[Short exercise] Each line that holds the word "this" should be returned.
:::::
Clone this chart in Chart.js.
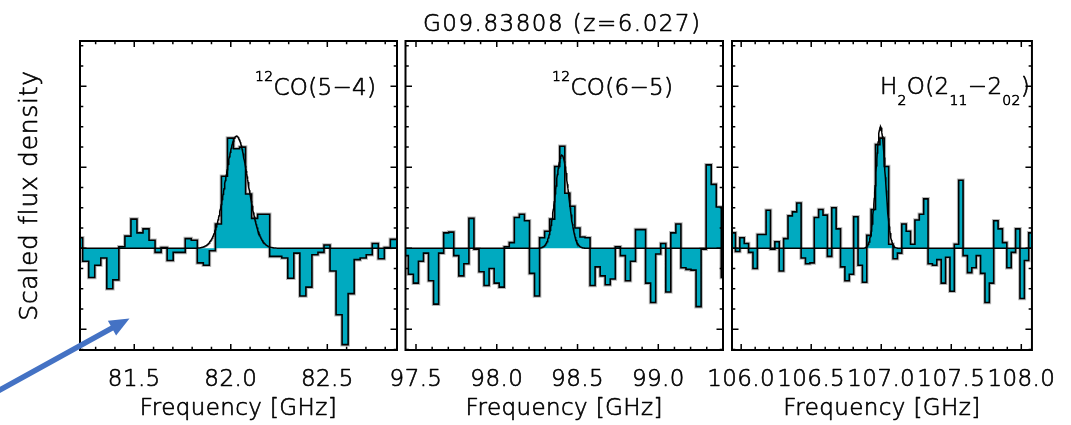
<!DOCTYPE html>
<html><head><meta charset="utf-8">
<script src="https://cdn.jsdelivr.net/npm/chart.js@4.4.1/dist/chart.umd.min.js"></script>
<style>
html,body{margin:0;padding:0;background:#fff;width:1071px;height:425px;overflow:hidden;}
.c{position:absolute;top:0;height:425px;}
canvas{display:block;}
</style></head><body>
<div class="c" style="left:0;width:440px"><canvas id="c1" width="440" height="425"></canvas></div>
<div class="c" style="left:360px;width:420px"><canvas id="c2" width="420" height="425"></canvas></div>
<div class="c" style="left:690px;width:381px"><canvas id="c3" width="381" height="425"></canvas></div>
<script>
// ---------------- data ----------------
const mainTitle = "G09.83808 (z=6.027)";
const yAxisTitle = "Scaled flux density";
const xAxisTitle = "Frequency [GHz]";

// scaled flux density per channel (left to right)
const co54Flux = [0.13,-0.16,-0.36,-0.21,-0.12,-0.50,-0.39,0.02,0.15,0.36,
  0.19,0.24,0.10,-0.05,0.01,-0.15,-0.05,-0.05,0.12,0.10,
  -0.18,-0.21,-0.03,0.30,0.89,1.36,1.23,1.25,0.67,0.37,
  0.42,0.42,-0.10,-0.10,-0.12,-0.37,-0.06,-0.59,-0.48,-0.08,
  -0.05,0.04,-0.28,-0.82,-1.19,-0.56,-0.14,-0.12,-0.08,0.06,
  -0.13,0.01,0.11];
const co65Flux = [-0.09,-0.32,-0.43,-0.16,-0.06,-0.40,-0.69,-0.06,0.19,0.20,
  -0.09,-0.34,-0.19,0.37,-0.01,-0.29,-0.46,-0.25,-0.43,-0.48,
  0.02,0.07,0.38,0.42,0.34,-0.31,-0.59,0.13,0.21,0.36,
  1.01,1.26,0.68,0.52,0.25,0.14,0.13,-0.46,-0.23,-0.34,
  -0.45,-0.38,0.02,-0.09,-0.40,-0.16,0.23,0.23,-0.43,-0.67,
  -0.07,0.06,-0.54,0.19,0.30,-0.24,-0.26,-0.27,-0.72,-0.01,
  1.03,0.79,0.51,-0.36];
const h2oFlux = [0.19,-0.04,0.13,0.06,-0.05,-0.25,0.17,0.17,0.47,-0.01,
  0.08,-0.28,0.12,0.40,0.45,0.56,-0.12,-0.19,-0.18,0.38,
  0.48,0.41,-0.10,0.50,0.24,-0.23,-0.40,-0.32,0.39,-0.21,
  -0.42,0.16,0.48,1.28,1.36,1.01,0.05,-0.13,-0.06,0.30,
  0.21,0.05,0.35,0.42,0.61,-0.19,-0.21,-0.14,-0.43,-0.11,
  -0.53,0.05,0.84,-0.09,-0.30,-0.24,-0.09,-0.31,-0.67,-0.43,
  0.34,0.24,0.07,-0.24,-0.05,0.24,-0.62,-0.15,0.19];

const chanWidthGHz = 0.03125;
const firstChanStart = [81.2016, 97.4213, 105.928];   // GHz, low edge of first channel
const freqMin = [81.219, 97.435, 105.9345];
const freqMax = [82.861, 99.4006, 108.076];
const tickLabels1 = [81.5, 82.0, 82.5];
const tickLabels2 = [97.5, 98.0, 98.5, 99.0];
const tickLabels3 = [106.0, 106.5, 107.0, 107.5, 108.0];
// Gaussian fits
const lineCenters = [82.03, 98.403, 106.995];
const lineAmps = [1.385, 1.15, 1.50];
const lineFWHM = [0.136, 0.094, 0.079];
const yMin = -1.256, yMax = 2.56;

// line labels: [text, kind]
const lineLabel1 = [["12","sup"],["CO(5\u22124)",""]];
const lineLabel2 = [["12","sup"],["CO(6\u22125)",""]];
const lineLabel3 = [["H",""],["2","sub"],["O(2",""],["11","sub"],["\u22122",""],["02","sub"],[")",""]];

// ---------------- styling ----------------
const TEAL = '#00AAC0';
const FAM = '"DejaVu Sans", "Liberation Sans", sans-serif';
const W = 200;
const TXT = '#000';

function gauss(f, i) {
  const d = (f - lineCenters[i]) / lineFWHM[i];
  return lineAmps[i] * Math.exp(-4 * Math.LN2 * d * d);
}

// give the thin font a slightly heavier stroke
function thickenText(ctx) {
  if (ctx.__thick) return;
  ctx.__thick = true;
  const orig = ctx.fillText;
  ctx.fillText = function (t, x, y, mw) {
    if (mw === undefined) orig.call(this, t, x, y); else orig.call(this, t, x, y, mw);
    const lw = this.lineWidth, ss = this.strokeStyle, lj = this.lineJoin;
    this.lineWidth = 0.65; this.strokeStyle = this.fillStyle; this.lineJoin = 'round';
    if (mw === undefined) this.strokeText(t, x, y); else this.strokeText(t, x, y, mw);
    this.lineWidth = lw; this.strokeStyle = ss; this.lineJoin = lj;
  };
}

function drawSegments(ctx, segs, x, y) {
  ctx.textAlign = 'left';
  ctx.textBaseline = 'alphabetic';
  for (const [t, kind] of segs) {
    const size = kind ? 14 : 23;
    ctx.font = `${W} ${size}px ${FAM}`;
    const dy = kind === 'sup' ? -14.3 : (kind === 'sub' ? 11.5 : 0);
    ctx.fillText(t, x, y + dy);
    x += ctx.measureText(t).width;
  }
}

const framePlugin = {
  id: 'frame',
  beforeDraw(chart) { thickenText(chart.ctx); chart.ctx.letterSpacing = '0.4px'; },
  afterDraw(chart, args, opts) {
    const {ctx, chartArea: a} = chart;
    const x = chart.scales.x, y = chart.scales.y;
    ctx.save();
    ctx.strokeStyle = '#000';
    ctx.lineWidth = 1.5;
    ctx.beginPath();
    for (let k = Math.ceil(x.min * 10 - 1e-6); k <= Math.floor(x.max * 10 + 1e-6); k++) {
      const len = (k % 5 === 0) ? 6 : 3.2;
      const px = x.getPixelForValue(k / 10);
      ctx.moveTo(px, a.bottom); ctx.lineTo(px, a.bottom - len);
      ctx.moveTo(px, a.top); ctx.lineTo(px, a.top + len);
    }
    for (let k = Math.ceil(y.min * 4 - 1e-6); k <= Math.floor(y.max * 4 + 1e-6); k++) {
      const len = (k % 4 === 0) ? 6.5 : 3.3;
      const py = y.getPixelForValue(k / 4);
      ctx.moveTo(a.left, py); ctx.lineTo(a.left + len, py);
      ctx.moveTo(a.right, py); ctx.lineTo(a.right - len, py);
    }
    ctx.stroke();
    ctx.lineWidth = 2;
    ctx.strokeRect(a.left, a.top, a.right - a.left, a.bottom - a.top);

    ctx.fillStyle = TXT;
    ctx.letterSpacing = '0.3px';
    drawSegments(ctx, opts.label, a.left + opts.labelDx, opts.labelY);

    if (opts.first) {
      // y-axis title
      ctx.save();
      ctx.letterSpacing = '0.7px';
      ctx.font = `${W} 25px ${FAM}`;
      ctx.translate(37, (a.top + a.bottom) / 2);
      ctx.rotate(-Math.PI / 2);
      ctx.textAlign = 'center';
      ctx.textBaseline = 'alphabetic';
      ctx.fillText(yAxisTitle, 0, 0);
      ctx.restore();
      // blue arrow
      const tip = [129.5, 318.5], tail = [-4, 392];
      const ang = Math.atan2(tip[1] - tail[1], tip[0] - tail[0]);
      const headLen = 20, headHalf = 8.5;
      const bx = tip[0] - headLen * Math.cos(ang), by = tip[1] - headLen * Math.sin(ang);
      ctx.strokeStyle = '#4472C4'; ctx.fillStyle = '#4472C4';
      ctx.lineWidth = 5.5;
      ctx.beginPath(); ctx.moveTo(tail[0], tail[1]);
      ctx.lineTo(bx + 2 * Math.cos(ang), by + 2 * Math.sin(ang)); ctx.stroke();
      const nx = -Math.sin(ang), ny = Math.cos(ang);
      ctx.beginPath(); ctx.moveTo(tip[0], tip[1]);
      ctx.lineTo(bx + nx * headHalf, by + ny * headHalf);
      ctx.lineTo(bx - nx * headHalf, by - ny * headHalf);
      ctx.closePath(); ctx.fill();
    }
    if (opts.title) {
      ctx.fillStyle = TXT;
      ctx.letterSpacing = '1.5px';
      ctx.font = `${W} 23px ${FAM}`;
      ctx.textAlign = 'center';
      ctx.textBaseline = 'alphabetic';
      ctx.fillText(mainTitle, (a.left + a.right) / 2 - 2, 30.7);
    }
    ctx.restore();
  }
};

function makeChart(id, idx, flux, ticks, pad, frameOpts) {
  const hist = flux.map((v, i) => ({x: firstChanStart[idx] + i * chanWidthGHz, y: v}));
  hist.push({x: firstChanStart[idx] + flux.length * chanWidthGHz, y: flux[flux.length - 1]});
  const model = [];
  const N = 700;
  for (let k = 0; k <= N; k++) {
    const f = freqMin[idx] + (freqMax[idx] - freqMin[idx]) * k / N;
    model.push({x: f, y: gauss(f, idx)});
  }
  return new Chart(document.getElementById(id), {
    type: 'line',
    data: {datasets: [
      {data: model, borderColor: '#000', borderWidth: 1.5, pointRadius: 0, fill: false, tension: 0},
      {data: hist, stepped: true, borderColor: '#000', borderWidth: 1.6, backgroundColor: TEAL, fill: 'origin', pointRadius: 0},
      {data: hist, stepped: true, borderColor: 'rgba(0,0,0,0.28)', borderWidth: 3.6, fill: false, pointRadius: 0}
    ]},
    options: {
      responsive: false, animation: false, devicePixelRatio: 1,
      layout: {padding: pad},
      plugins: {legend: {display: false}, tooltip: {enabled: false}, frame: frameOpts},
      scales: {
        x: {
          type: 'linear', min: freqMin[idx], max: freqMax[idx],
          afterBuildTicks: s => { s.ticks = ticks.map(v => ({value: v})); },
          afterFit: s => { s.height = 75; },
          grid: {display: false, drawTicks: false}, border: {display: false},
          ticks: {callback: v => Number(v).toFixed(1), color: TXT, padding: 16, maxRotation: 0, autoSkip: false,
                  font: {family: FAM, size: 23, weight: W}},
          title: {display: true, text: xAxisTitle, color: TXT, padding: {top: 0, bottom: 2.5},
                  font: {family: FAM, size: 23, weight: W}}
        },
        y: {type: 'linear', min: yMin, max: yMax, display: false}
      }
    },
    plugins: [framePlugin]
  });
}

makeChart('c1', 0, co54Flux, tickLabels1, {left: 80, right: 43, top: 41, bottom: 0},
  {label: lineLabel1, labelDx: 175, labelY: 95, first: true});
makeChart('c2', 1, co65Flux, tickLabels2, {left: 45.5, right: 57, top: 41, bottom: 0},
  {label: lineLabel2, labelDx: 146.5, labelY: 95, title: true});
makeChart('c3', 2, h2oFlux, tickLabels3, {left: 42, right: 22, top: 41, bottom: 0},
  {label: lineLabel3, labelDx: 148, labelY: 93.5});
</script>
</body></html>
:::::
[Complete response]
Clone this chart in Chart.js.
    if (mw === undefined) orig.call(this, t, x, y); else orig.call(this, t, x, y, mw);
    const lw = this.lineWidth, ss = this.strokeStyle, lj = this.lineJoin;
    this.lineWidth = 0.65; this.strokeStyle = this.fillStyle; this.lineJoin = 'round';
    if (mw === undefined) this.strokeText(t, x, y); else this.strokeText(t, x, y, mw);
    this.lineWidth = lw; this.strokeStyle = ss; this.lineJoin = lj;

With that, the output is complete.